The picture of the ‘strangers’ – we know them as refugees and migrants – is appallingly familiar now, an image of terrified and desperate people fleeing a country hostile to them. More’s tactic succeeds and the noisy crowd quietens. Then More goes further, asking the crowd to imagine that the King’s response to their treasonous uprising is to banish them: ‘whither would you go? / What country, by the nature of your error, / Should give you harbor?’. If they arrive in any other country in Europe, ‘why, you must needs be strangers’, and the local population might ‘Whet their detested knives against your throats’:
…what would you think
To be thus used? This is the strangers’ case,
And this your mountainish inhumanity.
We often talk about the astonishing nature of Shakespeare’s own imagination, that apparently limitless creativity that the novelist Alexandre Dumas described in a tone of awe: “After God, Shakespeare has created most.” But here, through Sir Thomas More, he asks the rioters to imagine and, by so doing, makes us imagine too, creating two visions of a future, both premised on the success of the rioters in ridding the city of the ‘strangers’.
It is the second vision, of the protesters themselves becoming ‘strangers’, that is the one that sticks with me.
As I watch and listen on television to those across Europe and across the U.S. who would lock their gates against all outsiders, I have some sympathy with their multiple fears, not least the fear of terrorism that Shakespeare’s Londoners did not have a reason to feel.
But Shakespeare makes us move from the secure response of sympathy to the much more difficult one of empathy, of feeling what it would mean to be that other person, of exchanging our position for theirs in ways that go far beyond simply recognizing our common humanity, imagining instead becoming ‘strangers’ desperate for a new home and acceptance by the local population.
By achieving what he asks of us, we do not necessarily define what should be done but we can change the frame of mind within which those decisions could be taken.
For my second moment I move from the migrant crisis to an election.
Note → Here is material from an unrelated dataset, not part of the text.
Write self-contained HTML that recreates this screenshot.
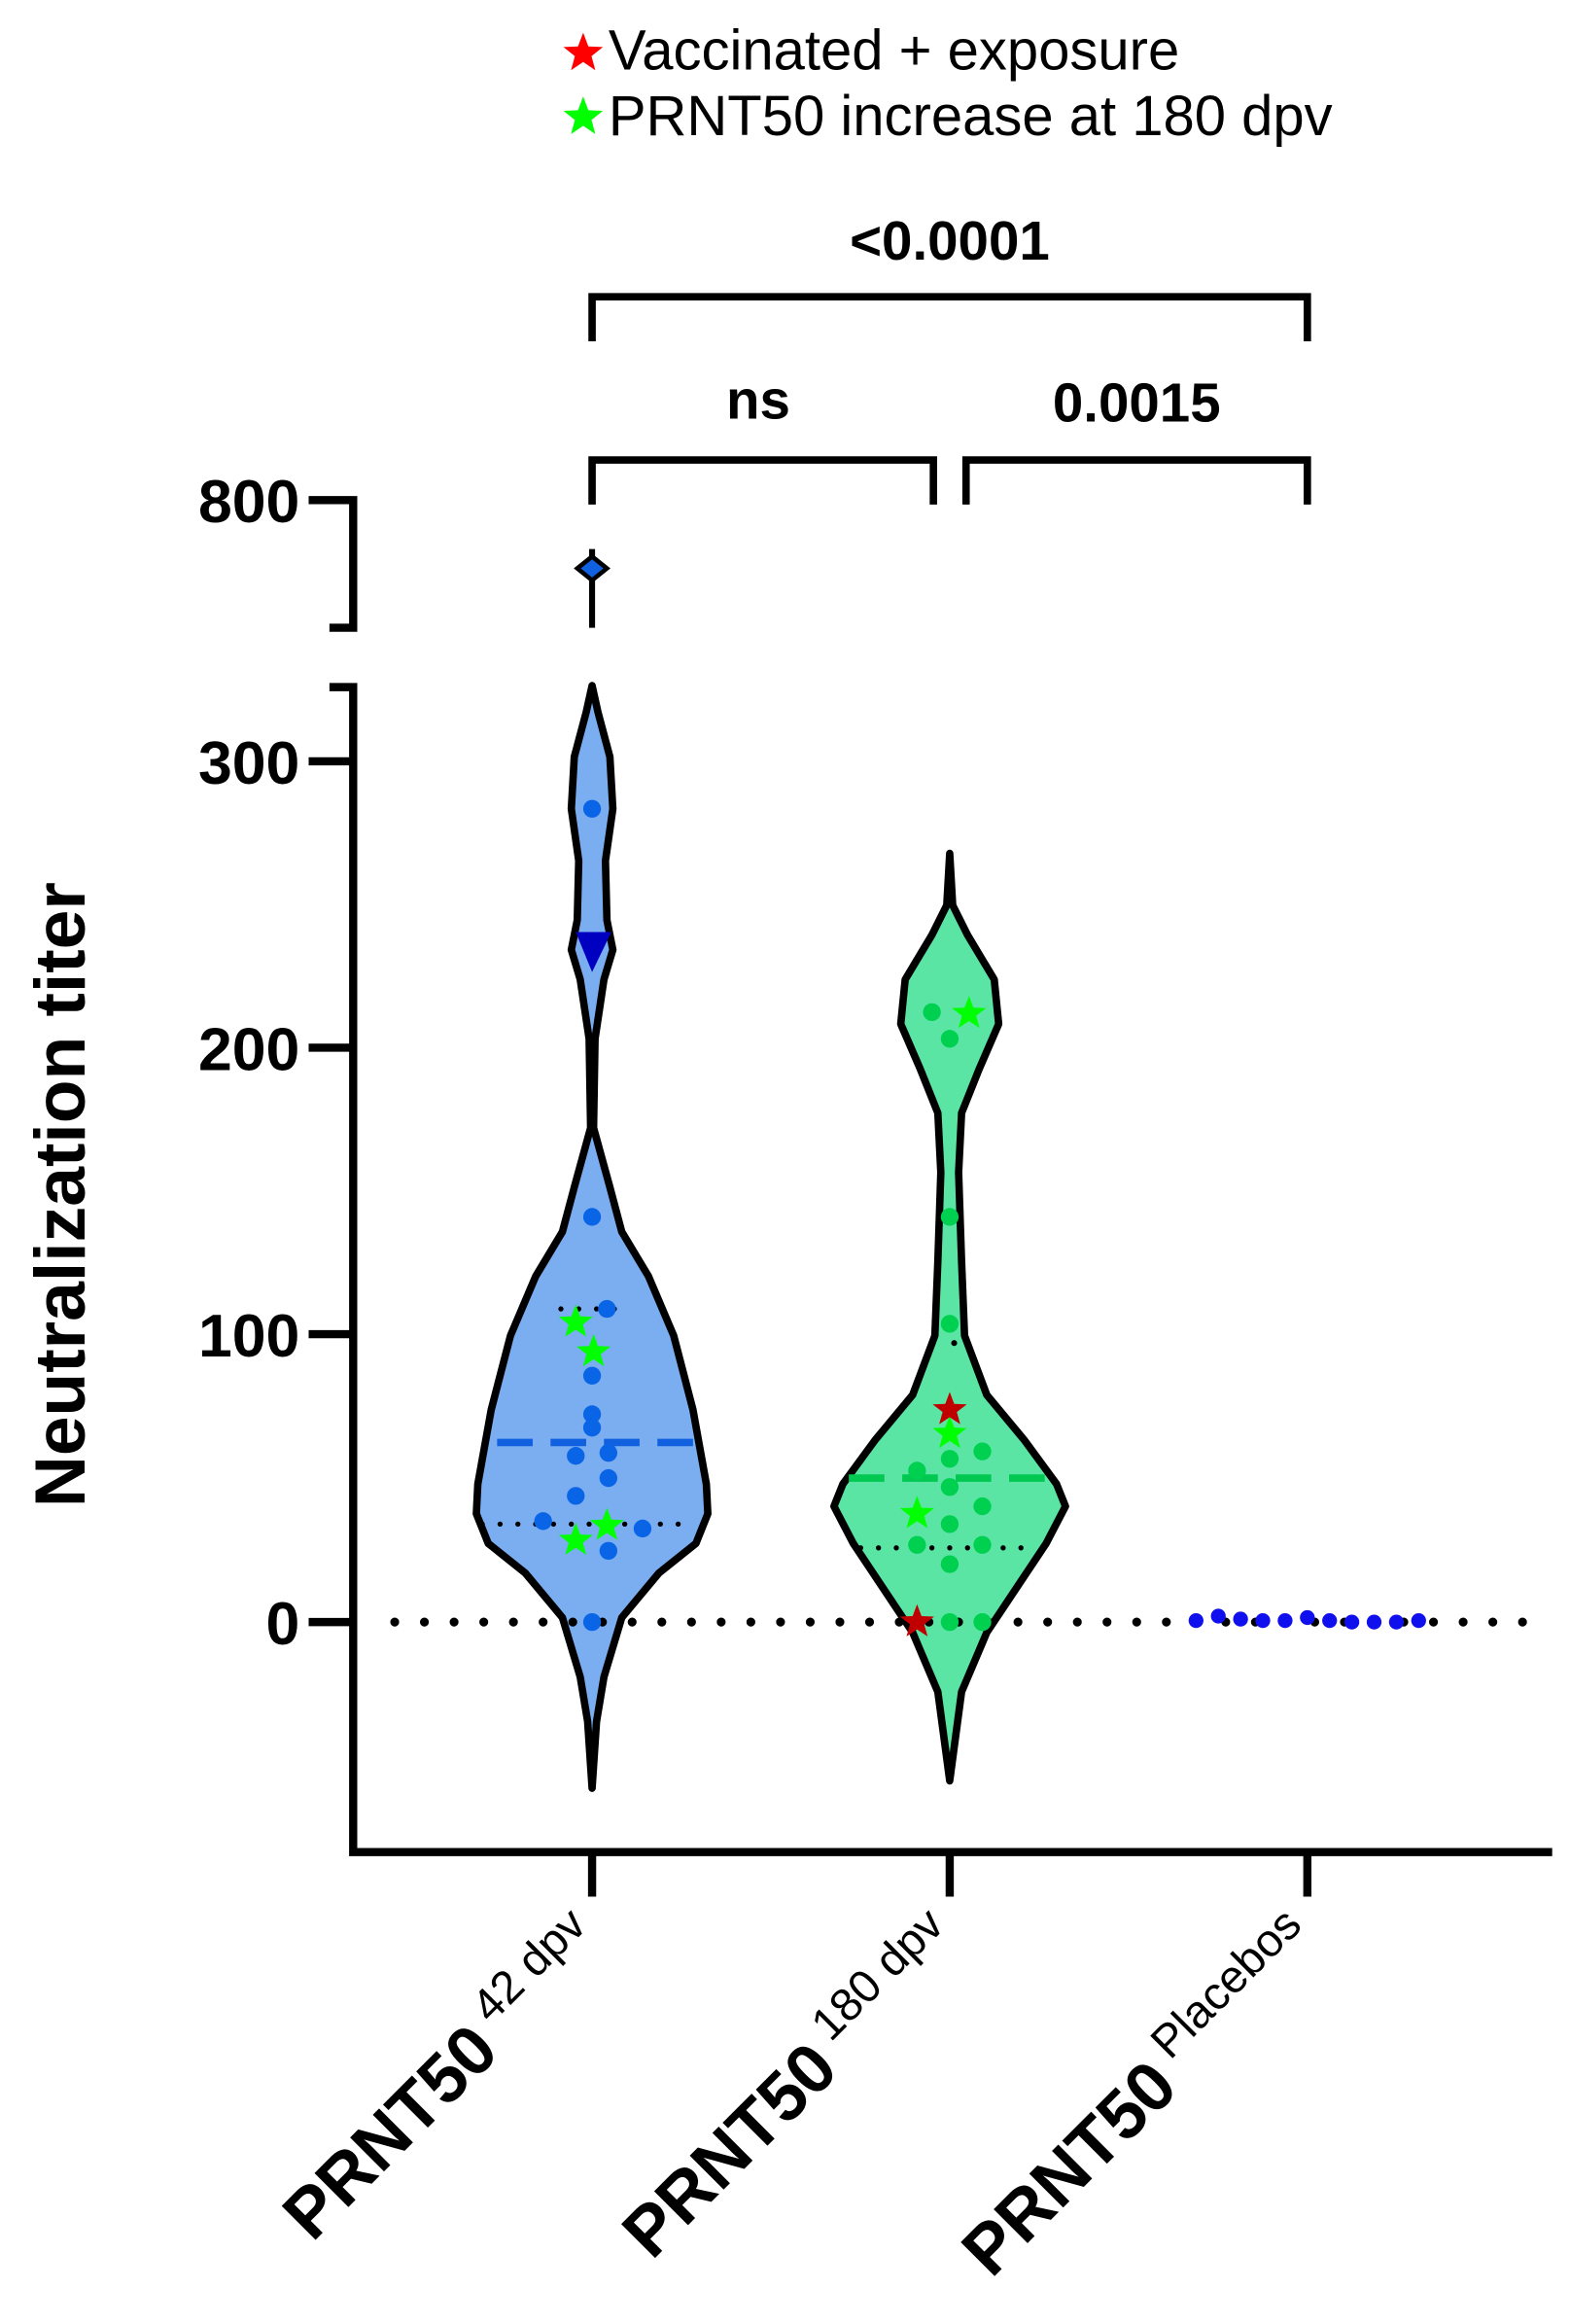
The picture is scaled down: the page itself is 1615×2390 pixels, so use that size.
<!DOCTYPE html>
<html><head><meta charset="utf-8"><style>html,body{margin:0;padding:0;background:#fff}svg{display:block}</style></head>
<body>
<svg width="1615" height="2390" viewBox="0 0 1058 1566" preserveAspectRatio="none" xmlns="http://www.w3.org/2000/svg" font-family="Liberation Sans, sans-serif">
<defs>
<path id="star" d="M0,-14 L3.5,-4.7 L13.3,-4.3 L5.6,1.8 L8.2,11.3 L0,5.8 L-8.2,11.3 L-5.6,1.8 L-13.3,-4.3 L-3.5,-4.7 Z"/>
<path id="sstar" d="M0,-12 L3,-4 L11.5,-3.7 L4.8,1.5 L7.1,9.7 L0,5 L-7.1,9.7 L-4.8,1.5 L-11.5,-3.7 L-3,-4 Z"/>
</defs>
<use href="#star" x="393" y="36" fill="#ff0000"/>
<text x="410" y="47" font-size="38">Vaccinated + exposure</text>
<use href="#star" x="393" y="79" fill="#00ff00"/>
<text x="410" y="91" font-size="38">PRNT50 increase at 180 dpv</text>
<g stroke="#000" stroke-width="5" fill="none">
<path d="M399,230 V200 H881 V230"/>
<path d="M399,340 V310 H629 V340"/>
<path d="M651,340 V310 H881 V340"/>
</g>
<g font-weight="bold" font-size="37" text-anchor="middle">
<text x="640" y="175">&lt;0.0001</text>
<text x="511" y="282">ns</text>
<text x="766" y="284">0.0015</text>
</g>
<g stroke="#000" stroke-width="5.5" fill="none">
<path d="M208,337 H238 V423 H222"/>
<path d="M222,463 H238 V1248 H1046"/>
<path d="M238,513 H208 M238,706 H208 M238,899 H208 M238,1093 H208"/>
<path d="M399,1248 V1278 M640,1248 V1278 M881,1248 V1278"/>
</g>
<g font-weight="bold" font-size="41" text-anchor="end">
<text x="202" y="352">800</text>
<text x="202" y="528">300</text>
<text x="202" y="721">200</text>
<text x="202" y="914">100</text>
<text x="202" y="1108">0</text>
</g>
<text transform="translate(57,805) rotate(-90)" font-weight="bold" font-size="48" text-anchor="middle">Neutralization titer</text>
<path d="M399,462 L403,480 L411,510 L413,545 L408,580 L409,620 L413,640 L407,660 L401,700 L400,760 L411,800 L419,830 L437,860 L454,900 L467,950 L476,1000 L477,1020 L469,1040 L444,1060 L419,1090 L407,1130 L402,1160 L399,1205 L396,1160 L391,1130 L379,1090 L354,1060 L329,1040 L321,1020 L322,1000 L331,950 L344,900 L361,860 L379,830 L387,800 L398,760 L397,700 L391,660 L385,640 L389,620 L390,580 L385,545 L387,510 L395,480 Z" fill="#7aaef0" stroke="#000" stroke-width="5" stroke-linejoin="round"/>
<path d="M640,575 L642,610 L652,630 L670,660 L673,690 L660,720 L648,750 L646,790 L648,850 L650,900 L665,940 L690,970 L712,1000 L718,1015 L705,1040 L685,1070 L665,1100 L648,1140 L640,1200 L632,1140 L615,1100 L595,1070 L575,1040 L562,1015 L568,1000 L590,970 L615,940 L630,900 L632,850 L634,790 L632,750 L620,720 L607,690 L610,660 L628,630 L638,610 Z" fill="#5ae5a5" stroke="#000" stroke-width="5" stroke-linejoin="round"/>
<path d="M399,370 V423" stroke="#000" stroke-width="4"/>
<path d="M399,375 L409,383 L399,391 L389,383 Z" fill="#1060e0" stroke="#000" stroke-width="3"/>
<path d="M266,1093 H1046" stroke="#000" stroke-width="6" stroke-linecap="round" stroke-dasharray="0 20"/>
<path d="M335,972 H467" stroke="#1060e0" stroke-width="5" stroke-dasharray="24 12"/>
<path d="M325,1027 H468" stroke="#000" stroke-width="3.5" stroke-linecap="round" stroke-dasharray="0 12"/>
<path d="M378,882 H416" stroke="#000" stroke-width="3.5" stroke-linecap="round" stroke-dasharray="0 12"/>
<path d="M572,996 H710" stroke="#00c850" stroke-width="5" stroke-dasharray="24 12"/>
<path d="M580,1043 H700" stroke="#000" stroke-width="3.5" stroke-linecap="round" stroke-dasharray="0 12"/>
<circle cx="643" cy="905" r="2" fill="#000"/>
<g fill="#0a64e6">
<circle cx="399" cy="545" r="6"/><circle cx="399" cy="820" r="6"/><circle cx="409" cy="882" r="6"/>
<circle cx="399" cy="927" r="6"/><circle cx="399" cy="953" r="6"/><circle cx="399" cy="962" r="6"/>
<circle cx="388" cy="981" r="6"/><circle cx="410" cy="979" r="6"/><circle cx="410" cy="996" r="6"/>
<circle cx="388" cy="1008" r="6"/><circle cx="366" cy="1025" r="6"/><circle cx="433" cy="1030" r="6"/>
<circle cx="410" cy="1045" r="6"/><circle cx="399" cy="1093" r="6"/>
</g>
<path d="M388,628 H412 L399,655 Z" fill="#0000c0"/>
<g fill="#00ff00">
<use href="#sstar" x="388" y="891"/><use href="#sstar" x="400" y="911"/>
<use href="#sstar" x="388" y="1038"/><use href="#sstar" x="409" y="1028"/>
</g>
<g fill="#00d050">
<circle cx="628" cy="682" r="6"/><circle cx="640" cy="700" r="6"/><circle cx="640" cy="820" r="6"/>
<circle cx="640" cy="892" r="6"/><circle cx="618" cy="991" r="6"/><circle cx="640" cy="983" r="6"/>
<circle cx="640" cy="1002" r="6"/><circle cx="662" cy="978" r="6"/><circle cx="662" cy="1015" r="6"/>
<circle cx="640" cy="1027" r="6"/><circle cx="618" cy="1041" r="6"/><circle cx="662" cy="1041" r="6"/>
<circle cx="640" cy="1054" r="6"/><circle cx="640" cy="1093" r="6"/><circle cx="662" cy="1093" r="6"/>
</g>
<g fill="#00ff00"><use href="#sstar" x="653" y="683"/><use href="#sstar" x="640" y="966"/><use href="#sstar" x="618" y="1020"/></g>
<g fill="#c00000"><use href="#sstar" x="640" y="950"/><use href="#sstar" x="618" y="1093"/></g>
<g fill="#1010ee">
<circle cx="806" cy="1092" r="5"/><circle cx="821" cy="1089" r="5"/><circle cx="836" cy="1091" r="5"/>
<circle cx="851" cy="1092" r="5"/><circle cx="866" cy="1092" r="5"/><circle cx="881" cy="1090" r="5"/>
<circle cx="896" cy="1092" r="5"/><circle cx="911" cy="1093" r="5"/><circle cx="926" cy="1093" r="5"/>
<circle cx="941" cy="1093" r="5"/><circle cx="956" cy="1092" r="5"/>
</g>
<g font-size="47" font-weight="bold">
<text transform="translate(410,1312) rotate(-45)" text-anchor="end">PRNT50<tspan font-weight="normal" font-size="31" dy="-19" dx="9">42 dpv</tspan></text>
<text transform="translate(651,1312) rotate(-45)" text-anchor="end">PRNT50<tspan font-weight="normal" font-size="31" dy="-19" dx="9">180 dpv</tspan></text>
<text transform="translate(892,1312) rotate(-45)" text-anchor="end">PRNT50<tspan font-weight="normal" font-size="31" dy="-19" dx="9">Placebos</tspan></text>
</g>
</svg>
</body></html>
At one point in “Coriolanus,” when the hero, as part of the political process of election to being a consul of Rome, has to stand in the marketplace, asking the citizens to give him their votes, he asks one of them what is ‘the price of th’consulship’, he gets an unexpected answer: ‘The price is to ask it kindly.’
Coriolanus thinks the citizen means he has to ask nicely, to say please, to be humble as opposed to his usual arrogant contempt for the ordinary people. But the citizen – and Shakespeare – is asking for something more: for Coriolanus to accept that he is of the same kind, that he is like them and not a different order of human being simply through his status.
Politicians of both parties always claim to be like the voters but I don’t trust their rhetoric. If they acknowledged our likeness, they wouldn’t make their stump speeches into the performances they are. Like Coriolanus in the market-place asking for the plebeians’ ‘voices’, those wanting to get elected have to go through civic rituals as persuasively as they can but I rarely see signs that they know the true price of asking ‘kindly’.
When I watch the parade wind through the streets of Stratford-upon-Avon this weekend, unfurling flags of many nations, it is the power of moments like these that I shall be thinking of, language that reminds me of the global legacy of the small town’s greatest son and, for all the kitsch of the event, I’ll know how much that legacy deserves celebrating.